AIM ▸
Quote every line of the data below as it stands, omitting pictures.

**** COLLECTED DATA

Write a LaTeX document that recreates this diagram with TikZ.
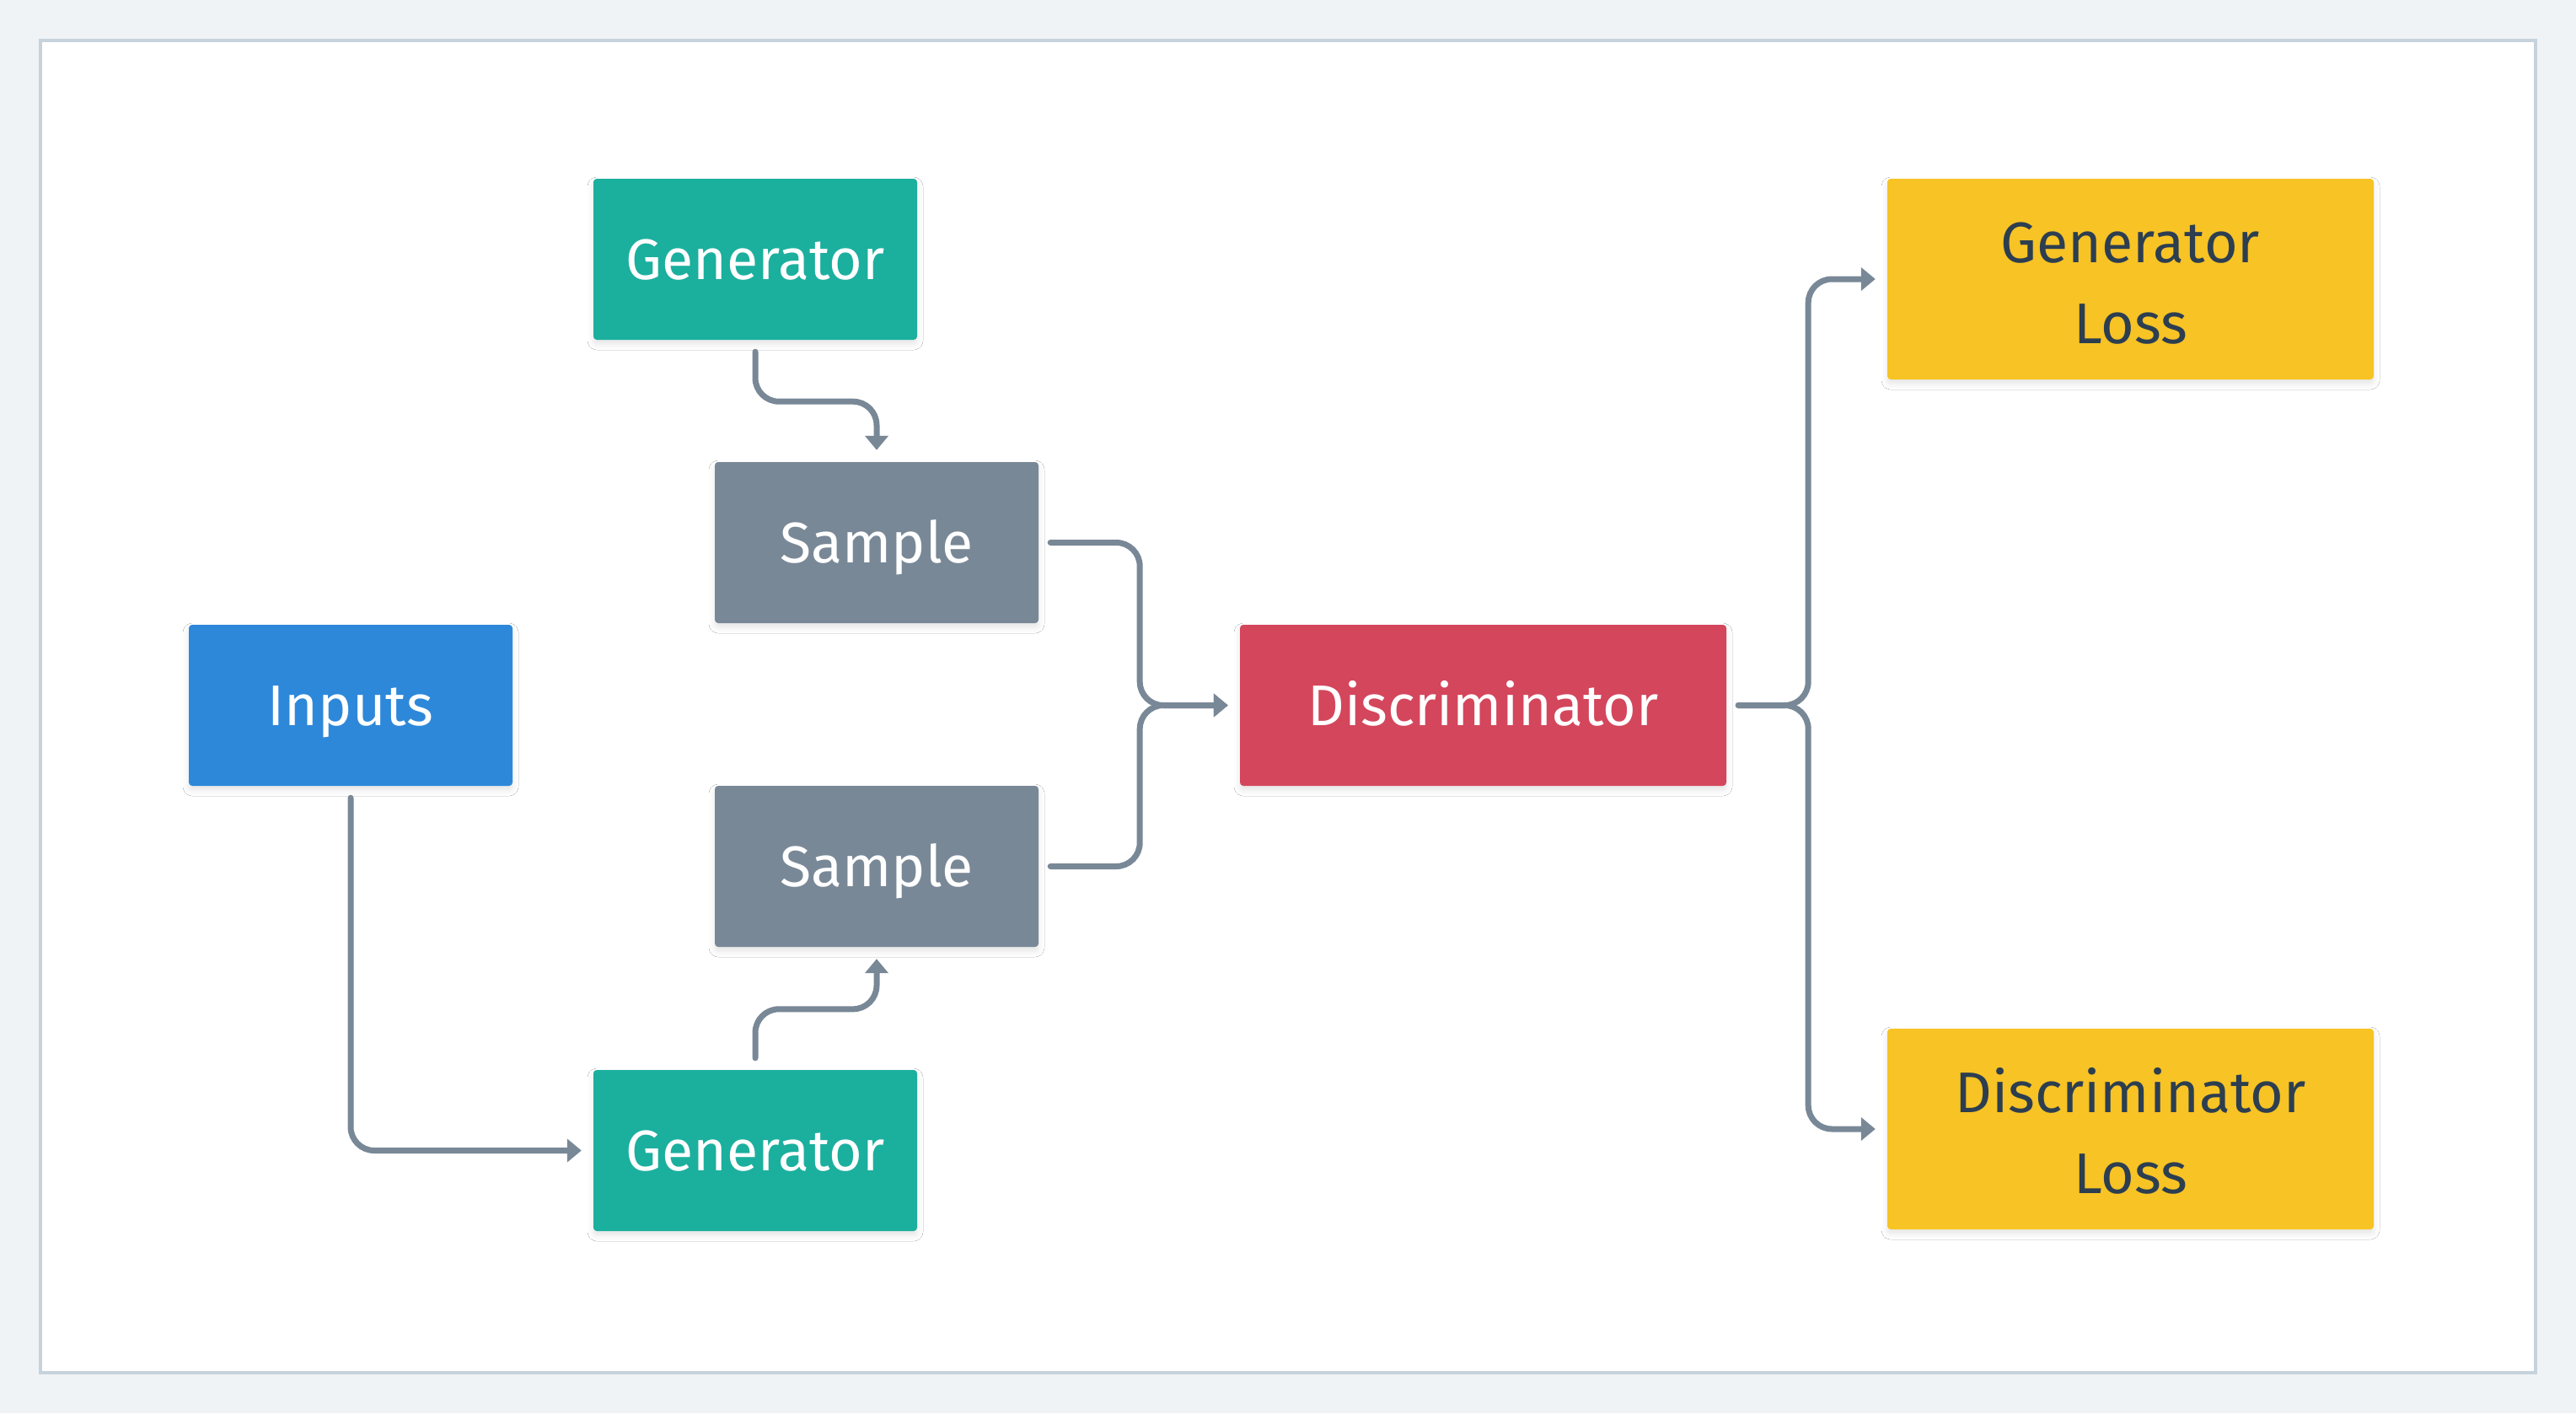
\documentclass[tikz,border=0pt]{standalone}
\usepackage{fontspec}
\setmainfont{Fira Sans}
\usetikzlibrary{arrows.meta,shadows.blur}
\definecolor{bgc}{HTML}{EFF3F6}
\definecolor{framec}{HTML}{C6D2DC}
\definecolor{tealc}{HTML}{1BAF9E}
\definecolor{slatec}{HTML}{798897}
\definecolor{bluec}{HTML}{2D88DA}
\definecolor{redc}{HTML}{D4465C}
\definecolor{yellowc}{HTML}{F7C325}
\definecolor{darktext}{HTML}{2C3E50}
\tikzset{
  basebox/.style={rectangle, rounded corners=4pt, minimum width=384pt, minimum height=191pt,
    inner sep=0pt, text=white, align=center, font=\fontsize{68}{96}\selectfont,
    blur shadow={shadow xshift=0pt, shadow yshift=-5pt, shadow opacity=10, shadow blur radius=7pt}},
  box/.style={basebox, text height=47pt, text depth=0pt},
  genbox/.style={box, fill=tealc},
  sampbox/.style={box, fill=slatec},
  inbox/.style={box, fill=bluec},
  discbox/.style={box, fill=redc, minimum width=577pt},
  lossbox/.style={basebox, fill=yellowc, text=darktext, minimum width=577pt, minimum height=238pt},
  conn/.style={draw=slatec, line width=7pt, line cap=round, rounded corners=28pt,
    -{Triangle[length=17pt,width=27pt]}}
}
\begin{document}
\begin{tikzpicture}[x=1pt,y=-1pt]
\fill[bgc] (0,0) rectangle (3056,1676);
\useasboundingbox (0,0) rectangle (3056,1676);
\draw[framec, fill=white, line width=4pt] (48,48) rectangle (3008,1628);

\node[genbox] (gen1) at (896,307.5) {Generator};
\node[sampbox] (samp1) at (1040,643.5) {Sample};
\node[inbox] (inputs) at (416,836.5) {Inputs};
\node[sampbox] (samp2) at (1040,1027.5) {Sample};
\node[genbox] (gen2) at (896,1364.5) {Generator};
\node[discbox] (disc) at (1759.5,836.5) {Discriminator};
\node[lossbox] (gloss) at (2527.5,331) {\rule{0pt}{57pt}Generator\\Loss};
\node[lossbox] (dloss) at (2527.5,1339) {\rule{0pt}{57pt}Discriminator\\Loss};

\draw[conn] ([yshift=-14pt]gen1.south) -- ++(0,59) -| ([yshift=14pt]samp1.north);
\draw[conn] ([yshift=14pt]gen2.north) -- ++(0,-58) -| ([yshift=-14pt]samp2.south);
\draw[conn] ([yshift=-14pt]inputs.south) |- ([xshift=-14pt]gen2.west);
\draw[conn] ([xshift=14pt]samp1.east) -- ++(106,0) |- ([xshift=-14pt]disc.west);
\draw[conn] ([xshift=14pt]samp2.east) -- ++(106,0) |- ([xshift=-14pt]disc.west);
\draw[conn] ([xshift=14pt]disc.east) -- ++(83,0) |- ([xshift=-14pt]gloss.west);
\draw[conn] ([xshift=14pt]disc.east) -- ++(83,0) |- ([xshift=-14pt]dloss.west);
\end{tikzpicture}
\end{document}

********

COMPLETE ANSWER ▸
Write a LaTeX document that recreates this diagram with TikZ.
\documentclass[tikz,border=0pt]{standalone}
\usepackage{fontspec}
\setmainfont{Fira Sans}
\usetikzlibrary{arrows.meta,shadows.blur}
\definecolor{bgc}{HTML}{EFF3F6}
\definecolor{framec}{HTML}{C6D2DC}
\definecolor{tealc}{HTML}{1BAF9E}
\definecolor{slatec}{HTML}{798897}
\definecolor{bluec}{HTML}{2D88DA}
\definecolor{redc}{HTML}{D4465C}
\definecolor{yellowc}{HTML}{F7C325}
\definecolor{darktext}{HTML}{2C3E50}
\tikzset{
  basebox/.style={rectangle, rounded corners=4pt, minimum width=384pt, minimum height=191pt,
    inner sep=0pt, text=white, align=center, font=\fontsize{68}{96}\selectfont,
    blur shadow={shadow xshift=0pt, shadow yshift=-5pt, shadow opacity=10, shadow blur radius=7pt}},
  box/.style={basebox, text height=47pt, text depth=0pt},
  genbox/.style={box, fill=tealc},
  sampbox/.style={box, fill=slatec},
  inbox/.style={box, fill=bluec},
  discbox/.style={box, fill=redc, minimum width=577pt},
  lossbox/.style={basebox, fill=yellowc, text=darktext, minimum width=577pt, minimum height=238pt},
  conn/.style={draw=slatec, line width=7pt, line cap=round, rounded corners=28pt,
    -{Triangle[length=17pt,width=27pt]}}
}
\begin{document}
\begin{tikzpicture}[x=1pt,y=-1pt]
\fill[bgc] (0,0) rectangle (3056,1676);
\useasboundingbox (0,0) rectangle (3056,1676);
\draw[framec, fill=white, line width=4pt] (48,48) rectangle (3008,1628);

\node[genbox] (gen1) at (896,307.5) {Generator};
\node[sampbox] (samp1) at (1040,643.5) {Sample};
\node[inbox] (inputs) at (416,836.5) {Inputs};
\node[sampbox] (samp2) at (1040,1027.5) {Sample};
\node[genbox] (gen2) at (896,1364.5) {Generator};
\node[discbox] (disc) at (1759.5,836.5) {Discriminator};
\node[lossbox] (gloss) at (2527.5,331) {\rule{0pt}{57pt}Generator\\Loss};
\node[lossbox] (dloss) at (2527.5,1339) {\rule{0pt}{57pt}Discriminator\\Loss};

\draw[conn] ([yshift=-14pt]gen1.south) -- ++(0,59) -| ([yshift=14pt]samp1.north);
\draw[conn] ([yshift=14pt]gen2.north) -- ++(0,-58) -| ([yshift=-14pt]samp2.south);
\draw[conn] ([yshift=-14pt]inputs.south) |- ([xshift=-14pt]gen2.west);
\draw[conn] ([xshift=14pt]samp1.east) -- ++(106,0) |- ([xshift=-14pt]disc.west);
\draw[conn] ([xshift=14pt]samp2.east) -- ++(106,0) |- ([xshift=-14pt]disc.west);
\draw[conn] ([xshift=14pt]disc.east) -- ++(83,0) |- ([xshift=-14pt]gloss.west);
\draw[conn] ([xshift=14pt]disc.east) -- ++(83,0) |- ([xshift=-14pt]dloss.west);
\end{tikzpicture}
\end{document}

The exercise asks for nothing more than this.